Different Leaders Face Different Challenges
When Derica Rice was named CFO of Lilly in 2006, he joined John Lechleiter as a member of the executive committee. At the time, Lechleiter was functioning as the company’s COO. But this wasn’t the first time the two had worked together. “I had the opportunity to work with John before he became the COO,” Rice explains. “When he was the president of our global pharmaceutical business and head of what we used to refer to as our product teams, I was his CFO. It was then that I really got a sense of his approach, philosophies, and leadership style.” While this may have been Rice’s first opportunity to work closely with the CEO, as it turned out, it wouldn’t be his last.

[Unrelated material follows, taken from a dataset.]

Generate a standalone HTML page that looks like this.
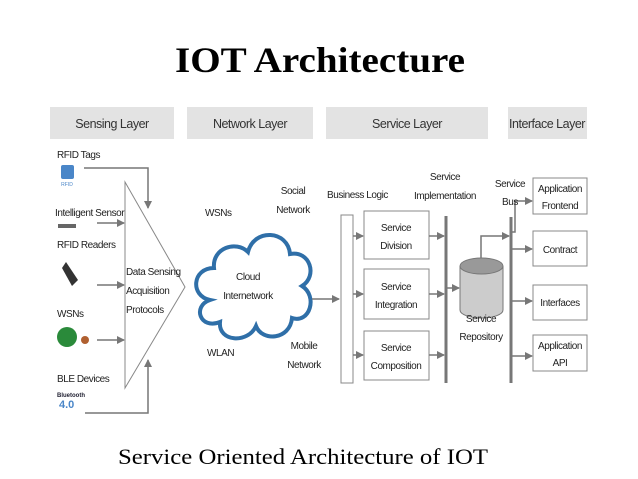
<!DOCTYPE html>
<html><head><meta charset="utf-8"><style>
html,body{margin:0;padding:0;background:#fff;}
svg{display:block;}
.t{font-family:"Liberation Sans Narrow","Liberation Sans",sans-serif;font-size:10px;letter-spacing:-0.45px;fill:#222;}
.h{font-family:"Liberation Sans Narrow","Liberation Sans",sans-serif;font-size:12.5px;letter-spacing:-0.5px;fill:#333;}
</style></head><body>
<svg width="638" height="479" viewBox="0 0 638 479" xmlns="http://www.w3.org/2000/svg">
<defs>
<marker id="a" markerWidth="8" markerHeight="8" refX="7" refY="4" orient="auto" markerUnits="userSpaceOnUse">
<path d="M0,0 L8,4 L0,8 z" fill="#777"/></marker>
</defs>
<text x="320" y="72" text-anchor="middle" font-family="Liberation Serif,serif" font-weight="bold" font-size="36" textLength="290" lengthAdjust="spacingAndGlyphs" fill="#000">IOT Architecture</text>
<rect x="50" y="107" width="124" height="32" fill="#e3e3e3"/>
<rect x="187" y="107" width="126" height="32" fill="#e3e3e3"/>
<rect x="326" y="107" width="162" height="32" fill="#e3e3e3"/>
<rect x="508" y="107" width="79" height="32" fill="#e3e3e3"/>
<text class="h" x="112" y="128" text-anchor="middle">Sensing Layer</text>
<text class="h" x="250" y="128" text-anchor="middle">Network Layer</text>
<text class="h" x="407" y="128" text-anchor="middle">Service Layer</text>
<text class="h" x="547" y="128" text-anchor="middle">Interface Layer</text>
<text class="t" x="57" y="158">RFID Tags</text>
<rect x="61" y="165" width="13" height="14" rx="2" fill="#4a86c8"/>
<text x="67" y="186" font-size="5" fill="#4a86c8" text-anchor="middle" font-family="Liberation Sans">RFID</text>
<text class="t" x="55" y="216">Intelligent Sensors</text>
<rect x="58" y="224" width="18" height="4" fill="#666"/>
<text class="t" x="57" y="248">RFID Readers</text>
<path d="M66,262 L78,280 L72,286 L62,268 z" fill="#333"/>
<text class="t" x="57" y="317">WSNs</text>
<circle cx="67" cy="337" r="10" fill="#2a8a3a"/>
<circle cx="85" cy="340" r="4" fill="#b06030"/>
<text class="t" x="57" y="382">BLE Devices</text>
<text x="57" y="397" font-size="6" font-weight="bold" fill="#223" font-family="Liberation Sans">Bluetooth</text>
<text x="59" y="408" font-size="11" font-weight="bold" fill="#4a86c8" font-family="Liberation Sans">4.0</text>
<g stroke="#777" stroke-width="1.5" fill="none">
<polyline points="84,168 148,168 148,208" marker-end="url(#a)"/>
<line x1="97" y1="223" x2="124" y2="223" marker-end="url(#a)"/>
<line x1="97" y1="285" x2="124" y2="285" marker-end="url(#a)"/>
<line x1="97" y1="340" x2="124" y2="340" marker-end="url(#a)"/>
<polyline points="85,413 148,413 148,360" marker-end="url(#a)"/>
</g>
<polygon points="125,182 185,287 125,388" fill="#fff" stroke="#888" stroke-width="1"/>
<text class="t" x="126" y="275">Data Sensing</text>
<text class="t" x="126" y="294">Acquisition</text>
<text class="t" x="126" y="313">Protocols</text>
<path d="M210,300 C190,296 192,268 214,268 C212,248 236,240 248,252 C254,228 288,230 290,254 C310,250 318,276 302,286 C318,296 310,324 292,318 C290,340 262,342 256,326 C248,344 218,342 220,322 C200,330 192,306 210,300 z" fill="#fff" stroke="#2f6fa8" stroke-width="4"/>
<text class="t" x="248" y="280" text-anchor="middle">Cloud</text>
<text class="t" x="248" y="299" text-anchor="middle">Internetwork</text>
<text class="t" x="205" y="216">WSNs</text>
<text class="t" x="293" y="194" text-anchor="middle">Social</text>
<text class="t" x="293" y="213" text-anchor="middle">Network</text>
<text class="t" x="207" y="356">WLAN</text>
<text class="t" x="304" y="349" text-anchor="middle">Mobile</text>
<text class="t" x="304" y="368" text-anchor="middle">Network</text>
<line x1="312" y1="299" x2="339" y2="299" stroke="#777" stroke-width="1.5" marker-end="url(#a)"/>
<text class="t" x="327" y="198">Business Logic</text>
<rect x="341" y="215" width="12" height="168" fill="#fff" stroke="#888"/>
<rect x="364" y="211" width="65" height="48" fill="#fff" stroke="#888"/>
<rect x="364" y="269" width="65" height="50" fill="#fff" stroke="#888"/>
<rect x="364" y="331" width="65" height="49" fill="#fff" stroke="#888"/>
<text class="t" x="396" y="231" text-anchor="middle">Service</text>
<text class="t" x="396" y="249" text-anchor="middle">Division</text>
<text class="t" x="396" y="290" text-anchor="middle">Service</text>
<text class="t" x="396" y="308" text-anchor="middle">Integration</text>
<text class="t" x="396" y="351" text-anchor="middle">Service</text>
<text class="t" x="396" y="369" text-anchor="middle">Composition</text>
<text class="t" x="445" y="180" text-anchor="middle">Service</text>
<text class="t" x="445" y="199" text-anchor="middle">Implementation</text>
<line x1="446" y1="216" x2="446" y2="383" stroke="#777" stroke-width="3"/>
<g stroke="#777" stroke-width="1.5" fill="none">
<line x1="353" y1="236" x2="363" y2="236" marker-end="url(#a)"/>
<line x1="353" y1="294" x2="363" y2="294" marker-end="url(#a)"/>
<line x1="353" y1="355" x2="363" y2="355" marker-end="url(#a)"/>
<line x1="429" y1="236" x2="444" y2="236" marker-end="url(#a)"/>
<line x1="429" y1="294" x2="444" y2="294" marker-end="url(#a)"/>
<line x1="429" y1="355" x2="444" y2="355" marker-end="url(#a)"/>
<line x1="447" y1="288" x2="459" y2="288" marker-end="url(#a)"/>
<polyline points="481,258 481,236 509,236" marker-end="url(#a)"/>
<polyline points="511,232 515,232 515,201 532,201" marker-end="url(#a)"/>
<line x1="511" y1="249" x2="532" y2="249" marker-end="url(#a)"/>
<line x1="511" y1="301" x2="532" y2="301" marker-end="url(#a)"/>
<line x1="511" y1="356" x2="532" y2="356" marker-end="url(#a)"/>
</g>
<path d="M460,266 L460,310 A21.5,8 0 0 0 503,310 L503,266" fill="#ccc" stroke="#777"/>
<ellipse cx="481.5" cy="266" rx="21.5" ry="8" fill="#999" stroke="#777"/>
<text class="t" x="481" y="322" text-anchor="middle" font-size="12" fill="#555">Service</text>
<text class="t" x="481" y="340" text-anchor="middle" font-size="12">Repository</text>
<text class="t" x="510" y="187" text-anchor="middle">Service</text>
<text class="t" x="510" y="205" text-anchor="middle">Bus</text>
<line x1="511" y1="217" x2="511" y2="383" stroke="#777" stroke-width="3"/>
<rect x="533" y="178" width="54" height="36" fill="#fff" stroke="#888"/>
<rect x="533" y="231" width="54" height="35" fill="#fff" stroke="#888"/>
<rect x="533" y="285" width="54" height="35" fill="#fff" stroke="#888"/>
<rect x="533" y="335" width="54" height="36" fill="#fff" stroke="#888"/>
<text class="t" x="560" y="192" text-anchor="middle">Application</text>
<text class="t" x="560" y="209" text-anchor="middle">Frontend</text>
<text class="t" x="560" y="253" text-anchor="middle">Contract</text>
<text class="t" x="560" y="306" text-anchor="middle">Interfaces</text>
<text class="t" x="560" y="349" text-anchor="middle">Application</text>
<text class="t" x="560" y="366" text-anchor="middle">API</text>
<text x="303" y="464" text-anchor="middle" font-family="Liberation Serif,serif" font-size="22" textLength="370" lengthAdjust="spacingAndGlyphs" fill="#000">Service Oriented Architecture of IOT</text>
</svg>
</body></html>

History has shown that turnover at the CEO position at many companies often doesn’t bode well for other members of the senior leadership team. But when Lechleiter replaced Sidney Taurel as CEO in 2008, one of the constants through the transition was Rice. Being one of the few Lilly executive committee members to have served in his current position under both CEOs, Rice has a rather unique perspective on both leaders, as well as the challenges each faced. “As you can imagine, their styles were very different, and that's to be expected,” he says. “But the business circumstances were also very different. When Sidney [Taurel] was in the role, we had come on the heels of the Prozac [fluoxetine] patent expiration.” The blockbuster antidepressant that was first launched in early 1988 received numerous additional indications that extended its patent into 2001. As a result, the extremely successful selective serotonin reuptake inhibitor (SSRI) ended up generating approximately 30 percent of Lilly’s total revenue during its life span. “We had launched a series of new products under Taurel, and the company had gotten to a pretty good growth trajectory,” Rice reflects. “But as John was looking to take on the role of CEO, he wasn’t facing the patent loss of one product but four of our largest products representing about 40 percent of our revenue.”
The antipsychotic Zyprexa (olanzapine), generating $2.5 billion annually at its peak, would go off patent in 2011. In 2013 the company faced the loss of not one but two drugs (i.e., Humalog [insulin lispro injection] and Cymbalta [duloxetine]) with a combined annual revenue of $7.4 billion. Finally, in 2014 Lilly would lose the $1 billion revenue generated by its osteoporosis treatment, Evista (raloxifene). “How do you lead a company through such a series of patent expirations, rebuilding that base, and still continue to have an ongoing entity?” Rice asks. “It required a different leadership style, approach, and focus.”